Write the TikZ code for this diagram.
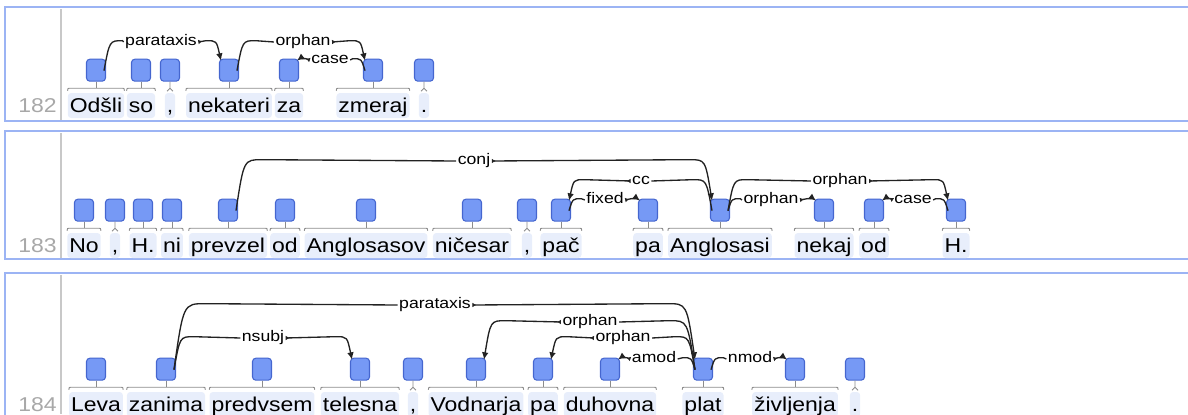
\documentclass[tikz,border=0pt]{standalone}
\usepackage{fontspec}
\setmainfont[FakeStretch=1.15]{Liberation Sans}
\usepackage{tikz}
\usetikzlibrary{
  arrows.meta,
  positioning,
  calc
}
\definecolor{udBox}{HTML}{7699F5}
\definecolor{udBoxLine}{HTML}{4566CF}
\definecolor{udHi}{HTML}{E8EEFB}
\definecolor{udFrame}{HTML}{9CB4F4}
\definecolor{udSep}{HTML}{C8C8C8}
\definecolor{udNum}{HTML}{A8A8A8}
\definecolor{udBracket}{HTML}{8C8C8C}
\definecolor{udArc}{HTML}{222222}
\newcommand\wordfont{\fontsize{15}{18}\selectfont}
\newcommand\labelfont{\fontsize{11.5}{13}\selectfont}
\tikzset{
  tokbox/.style={
    draw=udBoxLine, fill=udBox, rounded corners=2.5pt, line width=0.8pt,
    minimum width=14.25pt, minimum height=16.5pt, inner sep=0pt
  },
  token/.style={
    fill=udHi, rounded corners=2.5pt, inner xsep=1.5pt, inner ysep=0pt,
    text height=14.25pt, text depth=4.5pt, font=\wordfont, anchor=base
  },
  sentno/.style={text=udNum, font=\wordfont, anchor=base east, inner sep=0pt},
  deplabel/.style={font=\labelfont, inner xsep=1pt, inner ysep=0pt, text height=1ex, text depth=0pt},
  depline/.style={line width=1pt, udArc},
  bracket/.style={udBracket, line width=0.7pt},
  panel/.style={draw=udFrame, line width=1.3pt},
  sepline/.style={udSep, line width=1.5pt}
}
% token with its box and bracket
\newcommand\deptok[4]{%
  \node[token] (#1) at (#2,#3) {#4};
  \node[tokbox, above=8.25pt of #1] (#1b) {};
  \draw[bracket] ($(#1.north west)+(0,-2)$) .. controls ($(#1.north west)+(0,-4.5)$) .. ($(#1.north west)+(4,-4.5)$)
    -- ($(#1.north east)+(-4,-4.5)$) .. controls ($(#1.north east)+(0,-4.5)$) .. ($(#1.north east)+(0,-2)$);
  \draw[bracket] (#1b.south) -- ($(#1.north)+(0,-4.5)$);
}
\newcommand\deppunct[4]{%
  \node[token] (#1) at (#2,#3) {#4};
  \node[tokbox, above=8.25pt of #1] (#1b) {};
  \draw[bracket] (#1b.south) -- ($(#1.north)+(0,-4.5)$) -- ($(#1.north)+(-3,-1.5)$)
    ($(#1.north)+(0,-4.5)$) -- ($(#1.north)+(3,-1.5)$);
}
% head, dependent, direction, rise, label x, label y, relation, label name
\newcommand\deparc[8]{%
  \pgfmathsetmacro\arcws{0.35*(#4+12)+8}
  \pgfmathsetmacro\arcwt{0.35*(#4+2)+8}
  \pgfmathsetmacro\arcsa{(#3)*8}
  \pgfmathsetmacro\arcsc{(#3)*(8+0.3*\arcws)}
  \pgfmathsetmacro\arcse{(#3)*(8+\arcws)}
  \pgfmathsetmacro\arcta{-(#3)*8}
  \pgfmathsetmacro\arctc{-(#3)*(8+0.3*\arcwt)}
  \pgfmathsetmacro\arcte{-(#3)*(8+\arcwt)}
  \ifnum#3>0 \def\nearside{west}\def\farside{east}\else\def\nearside{east}\def\farside{west}\fi
  \node[deplabel] (#8) at (#5,#6) {#7};
  \draw[depline] ($(#1.north)+(\arcsa,12)$) .. controls ($(#1.north)+(\arcsc,-#4)$) .. ($(#1.north)+(\arcse,-#4)$) -- (#8.\nearside);
  \draw[depline, {Latex[reversed,length=3pt,width=3.5pt]}-{Latex[length=5.5pt,width=5pt]}] (#8.\farside)
    -- ($(#2.north)+(\arcte,-#4)$) .. controls ($(#2.north)+(\arctc,-#4)$) .. ($(#2.north)+(\arcta,2)$);
}

\begin{document}
\begin{tikzpicture}[x=0.75pt, y=-0.75pt]
  \useasboundingbox (0,0) rectangle (1188,414);

  % panels
  \draw[panel] (5,7) rectangle (1200,121);
  \draw[panel] (5,131) rectangle (1200,259);
  \draw[panel] (5,273) rectangle (1200,440);
  \draw[sepline] (61,9) -- (61,120);
  \draw[sepline] (61,133) -- (61,258);
  \draw[sepline] (61,275) -- (61,414);

  % sentence 182
  \node[sentno] (n182) at (57,112) {182};
  \deptok{a1}{96}{112}{Odšli}
  \deptok{a2}{141}{112}{so}
  \deppunct{a3}{170}{112}{,}
  \deptok{a4}{229}{112}{nekateri}
  \deptok{a5}{289}{112}{za}
  \deptok{a6}{373}{112}{zmeraj}
  \deppunct{a7}{424}{112}{.}
  \deparc{a1b}{a4b}{1}{18}{161}{42}{parataxis}{ra1}
  \deparc{a4b}{a6b}{1}{18}{303}{42}{orphan}{ra2}
  \deparc{a6b}{a5b}{-1}{0}{330}{60}{case}{ra3}

  % sentence 183
  \node[sentno] (n183) at (57,252) {183};
  \deptok{b1}{84}{252}{No}
  \deppunct{b2}{115}{252}{,}
  \deptok{b3}{143}{252}{H.}
  \deptok{b4}{172}{252}{ni}
  \deptok{b5}{228}{252}{prevzel}
  \deptok{b6}{285}{252}{od}
  \deptok{b7}{366}{252}{Anglosasov}
  \deptok{b8}{472}{252}{ničesar}
  \deppunct{b9}{527}{252}{,}
  \deptok{b10}{561}{252}{pač}
  \deptok{b11}{648}{252}{pa}
  \deptok{b12}{720}{252}{Anglosasi}
  \deptok{b13}{824}{252}{nekaj}
  \deptok{b14}{874}{252}{od}
  \deptok{b15}{956}{252}{H.}
  \deparc{b5b}{b12b}{1}{39}{474}{161}{conj}{rb1}
  \deparc{b12b}{b10b}{-1}{19}{641}{181}{cc}{rb2}
  \deparc{b10b}{b11b}{1}{0}{605}{200}{fixed}{rb3}
  \deparc{b12b}{b15b}{1}{19}{840}{181}{orphan}{rb4}
  \deparc{b12b}{b13b}{1}{0}{771}{200}{orphan}{rb5}
  \deparc{b15b}{b14b}{-1}{0}{913}{200}{case}{rb6}

  % sentence 184
  \node[sentno] (n184) at (57,411) {184};
  \deptok{c1}{96}{411}{Leva}
  \deptok{c2}{166}{411}{zanima}
  \deptok{c3}{262}{411}{predvsem}
  \deptok{c4}{360}{411}{telesna}
  \deppunct{c5}{413}{411}{,}
  \deptok{c6}{476}{411}{Vodnarja}
  \deptok{c7}{543}{411}{pa}
  \deptok{c8}{610}{411}{duhovna}
  \deptok{c9}{703}{411}{plat}
  \deptok{c10}{795}{411}{življenja}
  \deppunct{c11}{855}{411}{.}
  \deparc{c2b}{c9b}{1}{54}{435}{305}{parataxis}{rc1}
  \deparc{c2b}{c4b}{1}{21}{263}{338}{nsubj}{rc2}
  \deparc{c9b}{c6b}{-1}{37}{590}{322}{orphan}{rc3}
  \deparc{c9b}{c7b}{-1}{21}{623}{338}{orphan}{rc4}
  \deparc{c9b}{c8b}{-1}{0}{654}{359}{amod}{rc5}
  \deparc{c9b}{c10b}{1}{0}{750}{359}{nmod}{rc6}
\end{tikzpicture}
\end{document}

◇ ◇ ◇ ◇

Reproduce the data word for word, excluding its pictures.

Write the TikZ code for this diagram.
\documentclass[tikz,border=0pt]{standalone}
\usepackage{fontspec}
\setmainfont[FakeStretch=1.15]{Liberation Sans}
\usepackage{tikz}
\usetikzlibrary{
  arrows.meta,
  positioning,
  calc
}
\definecolor{udBox}{HTML}{7699F5}
\definecolor{udBoxLine}{HTML}{4566CF}
\definecolor{udHi}{HTML}{E8EEFB}
\definecolor{udFrame}{HTML}{9CB4F4}
\definecolor{udSep}{HTML}{C8C8C8}
\definecolor{udNum}{HTML}{A8A8A8}
\definecolor{udBracket}{HTML}{8C8C8C}
\definecolor{udArc}{HTML}{222222}
\newcommand\wordfont{\fontsize{15}{18}\selectfont}
\newcommand\labelfont{\fontsize{11.5}{13}\selectfont}
\tikzset{
  tokbox/.style={
    draw=udBoxLine, fill=udBox, rounded corners=2.5pt, line width=0.8pt,
    minimum width=14.25pt, minimum height=16.5pt, inner sep=0pt
  },
  token/.style={
    fill=udHi, rounded corners=2.5pt, inner xsep=1.5pt, inner ysep=0pt,
    text height=14.25pt, text depth=4.5pt, font=\wordfont, anchor=base
  },
  sentno/.style={text=udNum, font=\wordfont, anchor=base east, inner sep=0pt},
  deplabel/.style={font=\labelfont, inner xsep=1pt, inner ysep=0pt, text height=1ex, text depth=0pt},
  depline/.style={line width=1pt, udArc},
  bracket/.style={udBracket, line width=0.7pt},
  panel/.style={draw=udFrame, line width=1.3pt},
  sepline/.style={udSep, line width=1.5pt}
}
% token with its box and bracket
\newcommand\deptok[4]{%
  \node[token] (#1) at (#2,#3) {#4};
  \node[tokbox, above=8.25pt of #1] (#1b) {};
  \draw[bracket] ($(#1.north west)+(0,-2)$) .. controls ($(#1.north west)+(0,-4.5)$) .. ($(#1.north west)+(4,-4.5)$)
    -- ($(#1.north east)+(-4,-4.5)$) .. controls ($(#1.north east)+(0,-4.5)$) .. ($(#1.north east)+(0,-2)$);
  \draw[bracket] (#1b.south) -- ($(#1.north)+(0,-4.5)$);
}
\newcommand\deppunct[4]{%
  \node[token] (#1) at (#2,#3) {#4};
  \node[tokbox, above=8.25pt of #1] (#1b) {};
  \draw[bracket] (#1b.south) -- ($(#1.north)+(0,-4.5)$) -- ($(#1.north)+(-3,-1.5)$)
    ($(#1.north)+(0,-4.5)$) -- ($(#1.north)+(3,-1.5)$);
}
% head, dependent, direction, rise, label x, label y, relation, label name
\newcommand\deparc[8]{%
  \pgfmathsetmacro\arcws{0.35*(#4+12)+8}
  \pgfmathsetmacro\arcwt{0.35*(#4+2)+8}
  \pgfmathsetmacro\arcsa{(#3)*8}
  \pgfmathsetmacro\arcsc{(#3)*(8+0.3*\arcws)}
  \pgfmathsetmacro\arcse{(#3)*(8+\arcws)}
  \pgfmathsetmacro\arcta{-(#3)*8}
  \pgfmathsetmacro\arctc{-(#3)*(8+0.3*\arcwt)}
  \pgfmathsetmacro\arcte{-(#3)*(8+\arcwt)}
  \ifnum#3>0 \def\nearside{west}\def\farside{east}\else\def\nearside{east}\def\farside{west}\fi
  \node[deplabel] (#8) at (#5,#6) {#7};
  \draw[depline] ($(#1.north)+(\arcsa,12)$) .. controls ($(#1.north)+(\arcsc,-#4)$) .. ($(#1.north)+(\arcse,-#4)$) -- (#8.\nearside);
  \draw[depline, {Latex[reversed,length=3pt,width=3.5pt]}-{Latex[length=5.5pt,width=5pt]}] (#8.\farside)
    -- ($(#2.north)+(\arcte,-#4)$) .. controls ($(#2.north)+(\arctc,-#4)$) .. ($(#2.north)+(\arcta,2)$);
}

\begin{document}
\begin{tikzpicture}[x=0.75pt, y=-0.75pt]
  \useasboundingbox (0,0) rectangle (1188,414);

  % panels
  \draw[panel] (5,7) rectangle (1200,121);
  \draw[panel] (5,131) rectangle (1200,259);
  \draw[panel] (5,273) rectangle (1200,440);
  \draw[sepline] (61,9) -- (61,120);
  \draw[sepline] (61,133) -- (61,258);
  \draw[sepline] (61,275) -- (61,414);

  % sentence 182
  \node[sentno] (n182) at (57,112) {182};
  \deptok{a1}{96}{112}{Odšli}
  \deptok{a2}{141}{112}{so}
  \deppunct{a3}{170}{112}{,}
  \deptok{a4}{229}{112}{nekateri}
  \deptok{a5}{289}{112}{za}
  \deptok{a6}{373}{112}{zmeraj}
  \deppunct{a7}{424}{112}{.}
  \deparc{a1b}{a4b}{1}{18}{161}{42}{parataxis}{ra1}
  \deparc{a4b}{a6b}{1}{18}{303}{42}{orphan}{ra2}
  \deparc{a6b}{a5b}{-1}{0}{330}{60}{case}{ra3}

  % sentence 183
  \node[sentno] (n183) at (57,252) {183};
  \deptok{b1}{84}{252}{No}
  \deppunct{b2}{115}{252}{,}
  \deptok{b3}{143}{252}{H.}
  \deptok{b4}{172}{252}{ni}
  \deptok{b5}{228}{252}{prevzel}
  \deptok{b6}{285}{252}{od}
  \deptok{b7}{366}{252}{Anglosasov}
  \deptok{b8}{472}{252}{ničesar}
  \deppunct{b9}{527}{252}{,}
  \deptok{b10}{561}{252}{pač}
  \deptok{b11}{648}{252}{pa}
  \deptok{b12}{720}{252}{Anglosasi}
  \deptok{b13}{824}{252}{nekaj}
  \deptok{b14}{874}{252}{od}
  \deptok{b15}{956}{252}{H.}
  \deparc{b5b}{b12b}{1}{39}{474}{161}{conj}{rb1}
  \deparc{b12b}{b10b}{-1}{19}{641}{181}{cc}{rb2}
  \deparc{b10b}{b11b}{1}{0}{605}{200}{fixed}{rb3}
  \deparc{b12b}{b15b}{1}{19}{840}{181}{orphan}{rb4}
  \deparc{b12b}{b13b}{1}{0}{771}{200}{orphan}{rb5}
  \deparc{b15b}{b14b}{-1}{0}{913}{200}{case}{rb6}

  % sentence 184
  \node[sentno] (n184) at (57,411) {184};
  \deptok{c1}{96}{411}{Leva}
  \deptok{c2}{166}{411}{zanima}
  \deptok{c3}{262}{411}{predvsem}
  \deptok{c4}{360}{411}{telesna}
  \deppunct{c5}{413}{411}{,}
  \deptok{c6}{476}{411}{Vodnarja}
  \deptok{c7}{543}{411}{pa}
  \deptok{c8}{610}{411}{duhovna}
  \deptok{c9}{703}{411}{plat}
  \deptok{c10}{795}{411}{življenja}
  \deppunct{c11}{855}{411}{.}
  \deparc{c2b}{c9b}{1}{54}{435}{305}{parataxis}{rc1}
  \deparc{c2b}{c4b}{1}{21}{263}{338}{nsubj}{rc2}
  \deparc{c9b}{c6b}{-1}{37}{590}{322}{orphan}{rc3}
  \deparc{c9b}{c7b}{-1}{21}{623}{338}{orphan}{rc4}
  \deparc{c9b}{c8b}{-1}{0}{654}{359}{amod}{rc5}
  \deparc{c9b}{c10b}{1}{0}{750}{359}{nmod}{rc6}
\end{tikzpicture}
\end{document}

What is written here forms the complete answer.